WORDORDER
De
volgorde van zinsdelen in het Engels is anders dan die in het Nederlands.
Neem de volgende zin :
Ik
zal hem morgen dit boek geven in de klas.
Letterlijk vertaald zou het
worden :
- I shall him tomorrow this book give in the classroom.
Het moet echter zijn :
- I shall give him this book in the classroom tomorrow.
De
volgorde van de zinsdelen heeft in het Engels een min of meer vaste vorm.
1.onderwerp
2. alle werkwoorden
3. meewerkend voorwerp (aan/voor wie)
4. lijdend
voorwerp
5. hoe
6. waar/plaats
7.
tijd/wanneer
NB:
* nr.7 de bepaling van tijd
mag ook vooraan in de zin staan.
Dit wordt echter alleen gedaan als men de
tijd wil benadrukken
* Bij vragende zinnen is de
volgorde van onderwerp en werkwoord net omgekeerd.
You can swim.

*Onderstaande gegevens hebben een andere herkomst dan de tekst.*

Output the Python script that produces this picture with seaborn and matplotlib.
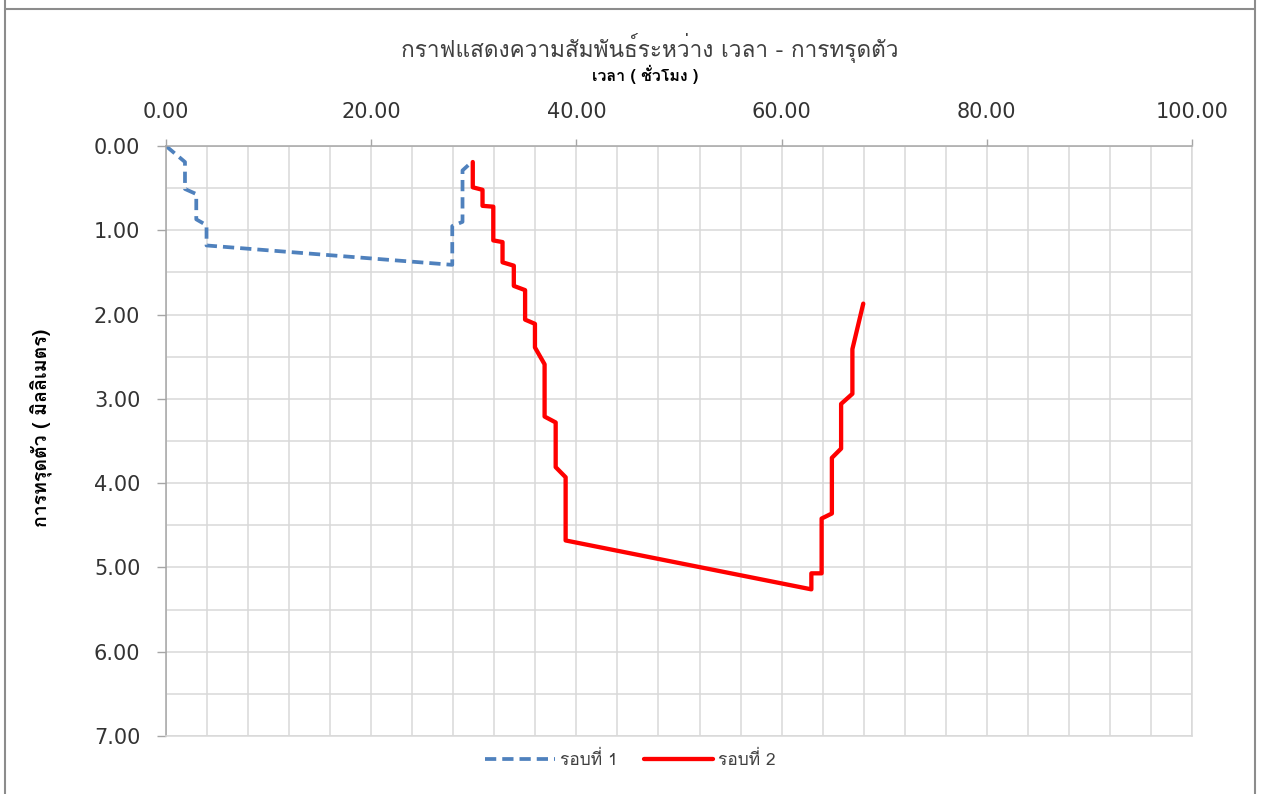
"""
Settlement vs time chart (two survey rounds), Excel-style look.
"""
import matplotlib
matplotlib.use("Agg")
import matplotlib.pyplot as plt
import matplotlib.ticker as mticker
from matplotlib import font_manager
from matplotlib.ft2font import FT2Font
from matplotlib.lines import Line2D
import seaborn as sns

# round 1 (dashed blue)
time_r1 = [0.0, 1.85, 1.85, 2.95, 2.95, 3.95, 3.95, 27.9, 27.9, 28.9, 28.9, 29.8]
settle_r1 = [0.0, 0.19, 0.51, 0.57, 0.87, 0.94, 1.18, 1.41, 0.95, 0.90, 0.29, 0.19]

# round 2 (solid red)
time_r2 = [29.9, 29.9, 30.85, 30.85, 31.9, 31.9, 32.8, 32.8, 33.9, 33.9, 35.0, 35.0,
           35.96, 35.96, 36.9, 36.9, 37.98, 37.98, 38.95, 38.95, 62.9, 62.9, 63.9,
           63.9, 64.9, 64.9, 65.8, 65.8, 66.9, 66.9, 67.96]
settle_r2 = [0.19, 0.49, 0.52, 0.71, 0.72, 1.12, 1.14, 1.38, 1.42, 1.66, 1.71, 2.06,
             2.11, 2.39, 2.59, 3.21, 3.28, 3.81, 3.93, 4.68, 5.26, 5.07, 5.07,
             4.42, 4.36, 3.70, 3.59, 3.06, 2.94, 2.41, 1.87]

labels = ["รอบที่ 1", "รอบที่ 2"]
title = "กราฟแสดงความสัมพันธ์ระหว่าง เวลา - การทรุดตัว"
xlabel = "เวลา ( ชั่วโมง )"
ylabel = "การทรุดตัว ( มิลลิเมตร)"


def thai_family():
    """First installed family that has Thai glyphs."""
    for fe in font_manager.fontManager.ttflist:
        try:
            if FT2Font(fe.fname).get_char_index(0x0E01):
                return fe.name
        except Exception:
            pass
    return "DejaVu Sans"


sns.set_style("white")
THAI = thai_family()
plt.rcParams["font.family"] = [THAI, "DejaVu Sans"]

W, H = 1261, 794
fig = plt.figure(figsize=(W / 100, H / 100), dpi=100)
ax = fig.add_axes([166 / W, 1 - 736 / H, (1192 - 166) / W, (736 - 146) / H])

sns.lineplot(x=time_r1, y=settle_r1, sort=False, estimator=None, ax=ax,
             color="#4f81bd", lw=2.7, linestyle=(0, (3, 1.6)), label=labels[0])
sns.lineplot(x=time_r2, y=settle_r2, sort=False, estimator=None, ax=ax,
             color="#ff0000", lw=3.1, label=labels[1])

ax.set_xlim(0, 100)
ax.set_ylim(7, 0)
ax.xaxis.tick_top()
ax.xaxis.set_major_locator(mticker.MultipleLocator(20))
ax.xaxis.set_minor_locator(mticker.MultipleLocator(4))
ax.yaxis.set_major_locator(mticker.MultipleLocator(1))
ax.yaxis.set_minor_locator(mticker.MultipleLocator(0.5))
ax.xaxis.set_major_formatter(mticker.FormatStrFormatter("%.2f"))
ax.yaxis.set_major_formatter(mticker.FormatStrFormatter("%.2f"))
ax.grid(True, which="both", color="#d9d9d9", lw=1.1)
ax.set_axisbelow(True)

ax.tick_params(axis="x", which="major", top=True, bottom=False, length=5,
               width=1, color="#a6a6a6", pad=12, labelsize=15, labelcolor="#333333")
ax.tick_params(axis="y", which="major", left=True, length=6.5, width=1,
               color="#a6a6a6", pad=12, labelsize=15, labelcolor="#333333")
ax.tick_params(which="minor", length=0)
for lab in ax.get_xticklabels() + ax.get_yticklabels():
    lab.set_family("DejaVu Sans")

for side in ["left", "top"]:
    ax.spines[side].set_color("#a6a6a6")
    ax.spines[side].set_linewidth(1.1)
for side in ["right", "bottom"]:
    ax.spines[side].set_color("#d9d9d9")
    ax.spines[side].set_linewidth(1.1)

ax.set_xlabel("")
ax.set_ylabel("")
fig.text(650 / W, 1 - 48 / H, title, ha="center", va="center",
         fontsize=16.3, color="#404040")
fig.text(645 / W, 1 - 74 / H, xlabel, ha="center", va="center",
         fontsize=11.5, fontweight="bold", color="#000000")
fig.text(42 / W, 1 - 428 / H, ylabel, ha="center", va="center", rotation=90,
         fontsize=14, fontweight="bold", color="#000000")

ax.legend(loc="center", bbox_to_anchor=(0.5, 1 - 760 / H),
          bbox_transform=fig.transFigure, ncol=2, frameon=False, fontsize=12.5,
          handlelength=4.0, handletextpad=0.3, columnspacing=1.5,
          labelcolor="#404040")

# outer chart-area frame
frame_kw = dict(color="#8c8c8c", lw=1.5, transform=fig.transFigure)
fig.add_artist(Line2D([5 / W, 5 / W], [0, 1], **frame_kw))
fig.add_artist(Line2D([1255 / W, 1255 / W], [0, 1], **frame_kw))
fig.add_artist(Line2D([5 / W, 1255 / W], [1 - 9 / H, 1 - 9 / H], **frame_kw))

fig.savefig("out.png", dpi=100)
plt.close(fig)
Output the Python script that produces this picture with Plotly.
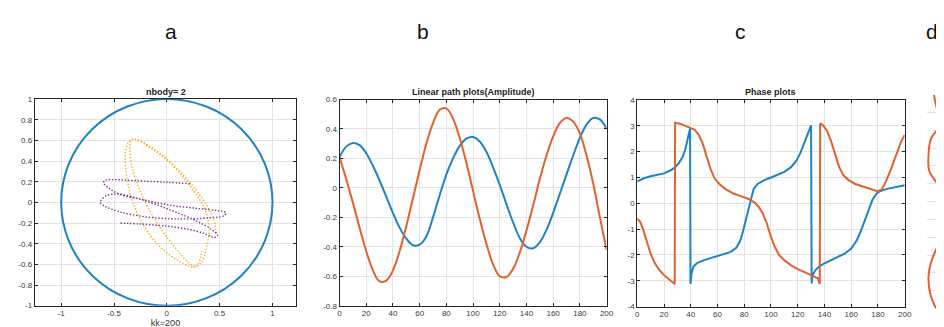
import plotly.graph_objects as go

# ---------------- data ----------------
# panel a : orbit points (x, y)
purple_x = [0.22, 0.0, -0.3, -0.5, -0.58, -0.60, -0.55, -0.45, -0.2, 0.05, 0.3, 0.48, 0.56, 0.54, 0.4, 0.1, -0.2, -0.45, -0.6, -0.63,
            -0.58, -0.46, -0.22, 0.05, 0.28, 0.42, 0.48, 0.45, 0.35, 0.2, 0.0, -0.25, -0.45]
purple_y = [0.18, 0.195, 0.21, 0.22, 0.215, 0.19, 0.14, 0.08, 0.02, -0.03, -0.06, -0.08, -0.10, -0.13, -0.15, -0.16, -0.14, -0.09, -0.03, 0.0,
            0.06, 0.08, 0.02, -0.08, -0.18, -0.26, -0.32, -0.34, -0.30, -0.26, -0.23, -0.21, -0.20]
yellow_x = [0.47, 0.44, 0.34, 0.18, 0.0, -0.17, -0.29, -0.35, -0.39, -0.38, -0.30, -0.12, 0.10, 0.22, 0.27, 0.33, 0.37, 0.40, 0.37, 0.22,
            0.02, -0.16, -0.28, -0.33, -0.35, -0.33, -0.24, -0.08, 0.08, 0.20, 0.27, 0.31, 0.33]
yellow_y = [-0.30, -0.15, 0.03, 0.24, 0.42, 0.55, 0.61, 0.60, 0.50, 0.25, -0.06, -0.37, -0.56, -0.62, -0.625, -0.58, -0.46, -0.27, -0.09, 0.16,
            0.39, 0.53, 0.60, 0.61, 0.55, 0.35, 0.08, -0.22, -0.44, -0.58, -0.62, -0.57, -0.47]
circle_radius = 1.0

# panel b : amplitudes
kk_b = list(range(0, 201, 5))
amp_blue = [0.21, 0.28, 0.305, 0.29, 0.235, 0.15, 0.05, -0.06, -0.17, -0.27, -0.345, -0.39, -0.385, -0.33, -0.2, -0.05,
            0.09, 0.2, 0.285, 0.335, 0.345, 0.315, 0.245, 0.14, 0.02, -0.11, -0.235, -0.34, -0.40, -0.41, -0.37, -0.285,
            -0.17, -0.04, 0.09, 0.22, 0.34, 0.43, 0.475, 0.465, 0.40]
amp_orange = [0.21, 0.06, -0.10, -0.27, -0.43, -0.56, -0.635, -0.63, -0.56, -0.43, -0.26, -0.07, 0.12, 0.30, 0.44, 0.53,
              0.54, 0.47, 0.34, 0.17, -0.02, -0.21, -0.38, -0.52, -0.60, -0.605, -0.55, -0.44, -0.29, -0.12, 0.06, 0.22,
              0.35, 0.44, 0.475, 0.45, 0.37, 0.22, 0.03, -0.20, -0.42]

# panel c : phases
kk_c_blue = [0, 5, 10, 15, 20, 25, 28, 31, 34, 36, 38, 39.5, 39.8,
             40.5, 42, 45, 50, 55, 60, 65, 70, 74, 77, 79, 81, 83, 85, 87, 90, 95, 100, 105, 110, 115, 119, 122, 125, 128, 130, 130.4,
             131, 133, 136, 140, 145, 150, 155, 160, 164, 167, 170, 173, 176, 179, 182, 186, 190, 195, 200]
ph_blue = [0.85, 0.97, 1.05, 1.1, 1.16, 1.28, 1.38, 1.55, 1.8, 2.1, 2.5, 2.9, -3.12,
           -2.75, -2.45, -2.3, -2.2, -2.12, -2.05, -1.98, -1.88, -1.72, -1.45, -1.1, -0.7, -0.25, 0.2, 0.55, 0.75, 0.9, 1.0,
           1.1, 1.22, 1.4, 1.65, 1.95, 2.35, 2.8, 3.02, -3.1,
           -2.8, -2.6, -2.45, -2.32, -2.2, -2.1, -1.95, -1.75, -1.45, -1.1, -0.7, -0.25, 0.15, 0.38, 0.48, 0.55, 0.6, 0.65, 0.7]
kk_c_orange = [0, 2, 4, 6, 8, 10, 13, 16, 20, 24, 28, 28.3,
               32, 36, 40, 43, 46, 49, 52, 55, 58, 62, 66, 72, 78, 84, 88, 91, 94, 97, 100, 103, 106, 110, 115, 120, 126, 131,
               135, 136.5, 136.8,
               139, 142, 145, 148, 151, 154, 158, 163, 170, 176, 180, 183, 186, 190, 194, 197, 200]
ph_orange = [-0.6, -0.7, -0.95, -1.3, -1.65, -1.95, -2.3, -2.55, -2.78, -2.95, -3.12, 3.12,
             3.08, 3.0, 2.93, 2.85, 2.65, 2.3, 1.8, 1.3, 0.95, 0.72, 0.55, 0.38, 0.27, 0.15, 0.02, -0.15, -0.4, -0.8, -1.3,
             -1.7, -2.0, -2.2, -2.4, -2.55, -2.68, -2.8, -2.9, -3.12, 3.1,
             3.02, 2.8, 2.4, 1.9, 1.4, 1.1, 0.9, 0.75, 0.62, 0.52, 0.46, 0.55, 0.85, 1.35, 1.9, 2.35, 2.65]

# panel d : (cut off) vertical amplitude plot
d_blue_t = [0, 20, 38, 55, 87, 107, 115, 136, 155, 169, 202, 224, 240]
d_blue_v = [0.68, 0.78, 0.93, 1.05, 1.05, 0.93, 0.67, 0.72, 0.93, 1.05, 1.05, 0.85, 0.67]
d_orange_t = [0, 16, 31, 49, 68, 85, 100, 107, 125, 147, 166, 188, 205, 224, 240]
d_orange_v = [0.38, 0.55, 0.83, 0.22, 0.07, 0.11, 0.59, 0.93, 1.1, 1.05, 0.67, 0.22, 0.07, 0.18, 0.5]

# ticks
a_xticks = [-1, -0.5, 0, 0.5, 1]
a_xlabels = ["-1", "-0.5", "0", "0.5", "1"]
a_yticks = [-1, -0.8, -0.6, -0.4, -0.2, 0, 0.2, 0.4, 0.6, 0.8, 1]
a_ylabels = ["-1", "-0.8", "-0.6", "-0.4", "-0.2", "0", "0.2", "0.4", "0.6", "0.8", "1"]
kk_ticks = list(range(0, 201, 20))
b_yticks = [-0.8, -0.6, -0.4, -0.2, 0, 0.2, 0.4, 0.6]
b_ylabels = ["-0.8", "-0.6", "-0.4", "-0.2", "0", "0.2", "0.4", "0.6"]
c_yticks = [-4, -3, -2, -1, 0, 1, 2, 3, 4]
c_ylabels = ["-4", "-3", "-2", "-1", "0", "1", "2", "3", "4"]

# ---------------- style ----------------
W, H = 944, 327
BLUE = "#1f82c4"
ORANGE = "#e0622f"
PURPLE = "#7E2F8E"
YELLOW = "#EDB120"
GRID = "#e3e3e3"
AXC = "#262626"
FONT = "Liberation Sans"
TICKF = dict(family=FONT, size=8, color="#3a3a3a")


def px_x(a, b):
    return [a / W, b / W]


def px_y(top, bottom):
    return [1 - bottom / H, 1 - top / H]


def axis(domain, rng, tickvals=None, ticktext=None, anchor=None, **kw):
    d = dict(domain=domain, range=rng, showline=True, linecolor=AXC, linewidth=1, mirror="ticks",
             ticks="inside", ticklen=3, tickcolor=AXC, showgrid=True, gridcolor=GRID, gridwidth=1,
             zeroline=False, tickfont=TICKF, anchor=anchor, fixedrange=True)
    if tickvals is not None:
        d.update(tickmode="array", tickvals=tickvals, ticktext=ticktext)
    d.update(kw)
    return d


fig = go.Figure()

# panel a
fig.add_trace(go.Scatter(x=yellow_x, y=yellow_y, mode="lines", xaxis="x", yaxis="y",
                         line=dict(color=YELLOW, width=1.4, dash="1.4px,1.8px", shape="spline", smoothing=1.0)))
fig.add_trace(go.Scatter(x=purple_x, y=purple_y, mode="lines", xaxis="x", yaxis="y",
                         line=dict(color=PURPLE, width=1.4, dash="1.4px,1.8px", shape="spline", smoothing=1.0)))
fig.add_shape(type="circle", xref="x", yref="y", x0=-circle_radius, x1=circle_radius,
              y0=-circle_radius, y1=circle_radius, line=dict(color=BLUE, width=2))

# panel b
fig.add_trace(go.Scatter(x=kk_b, y=amp_blue, mode="lines", xaxis="x2", yaxis="y2",
                         line=dict(color=BLUE, width=2, shape="spline", smoothing=1.0)))
fig.add_trace(go.Scatter(x=kk_b, y=amp_orange, mode="lines", xaxis="x2", yaxis="y2",
                         line=dict(color=ORANGE, width=2, shape="spline", smoothing=1.0)))

# panel c
fig.add_trace(go.Scatter(x=kk_c_blue, y=ph_blue, mode="lines", xaxis="x3", yaxis="y3",
                         line=dict(color=BLUE, width=2)))
fig.add_trace(go.Scatter(x=kk_c_orange, y=ph_orange, mode="lines", xaxis="x3", yaxis="y3",
                         line=dict(color=ORANGE, width=2)))

# panel d
fig.add_trace(go.Scatter(x=d_blue_v, y=d_blue_t, mode="lines", xaxis="x4", yaxis="y4",
                         line=dict(color=BLUE, width=2, shape="spline")))
fig.add_trace(go.Scatter(x=d_orange_v, y=d_orange_t, mode="lines", xaxis="x4", yaxis="y4",
                         line=dict(color=ORANGE, width=2, shape="spline")))

fig.update_layout(
    width=W, height=H, margin=dict(l=0, r=0, t=0, b=0),
    paper_bgcolor="white", plot_bgcolor="white", showlegend=False,
    font=dict(family=FONT),
    xaxis=axis(px_x(25, 289), [-1.25, 1.225], a_xticks, a_xlabels, anchor="y",
               title=dict(text="kk=200", font=dict(family=FONT, size=9, color="#333"), standoff=2)),
    yaxis=axis(px_y(89.5, 302), [-1, 1], a_yticks, a_ylabels, anchor="x"),
    xaxis2=axis(px_x(332.7, 602.3), [0, 200], kk_ticks, [str(v) for v in kk_ticks], anchor="y2"),
    yaxis2=axis(px_y(90, 302), [-0.8, 0.6], b_yticks, b_ylabels, anchor="x2"),
    xaxis3=axis(px_x(633.3, 903.3), [0, 200], kk_ticks, [str(v) for v in kk_ticks], anchor="y3"),
    yaxis3=axis(px_y(90.5, 303), [-4, 4], c_yticks, c_ylabels, anchor="x3"),
    xaxis4=dict(domain=px_x(926, 944), range=[0, 1], showline=False, showgrid=False, zeroline=False,
                showticklabels=False, anchor="y4", fixedrange=True),
    yaxis4=dict(domain=px_y(85, 305), range=[240, 0], showline=False, showgrid=True, gridcolor=GRID,
                dtick=20, zeroline=False, showticklabels=False, anchor="x4", fixedrange=True),
)

ann = [
    dict(text="a", x=163 / W, y=1 - 20 / H),
    dict(text="b", x=417 / W, y=1 - 20 / H),
    dict(text="c", x=738 / W, y=1 - 20 / H),
    dict(text="d", x=931 / W, y=1 - 20 / H),
]
for a in ann:
    fig.add_annotation(text=a["text"], x=a["x"], y=a["y"], xref="paper", yref="paper", showarrow=False,
                       font=dict(family=FONT, size=21, color="#111"), xanchor="center", yanchor="middle")

titles = [("nbody= 2", 158), ("Linear path plots(Amplitude)", 468), ("Phase plots", 768)]
for t, xc in titles:
    fig.add_annotation(text="<b>" + t + "</b>", x=xc / W, y=1 - 82 / H, xref="paper", yref="paper",
                       showarrow=False, font=dict(family=FONT, size=9, color="#222"),
                       xanchor="center", yanchor="middle")

fig.write_html("out.html")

Can
you swim ?
Let
op !!!!
De
volgorde van de werkwoorden wordt door de
WOORDEN VAN ONBEPAALDE TIJD
in de war gegooid.
Dit zijn woorden als : often,never,ever,sometimes,always,usually,normally,hardly
Deze komen NA am
is are was were
TUSSEN twee
werkwoorden (of de eerste 2)
VOOR 1
werkwoord
NA :He
is always late
TUSSEN :He can never do that alone.
VOOR :He always goes there by bike.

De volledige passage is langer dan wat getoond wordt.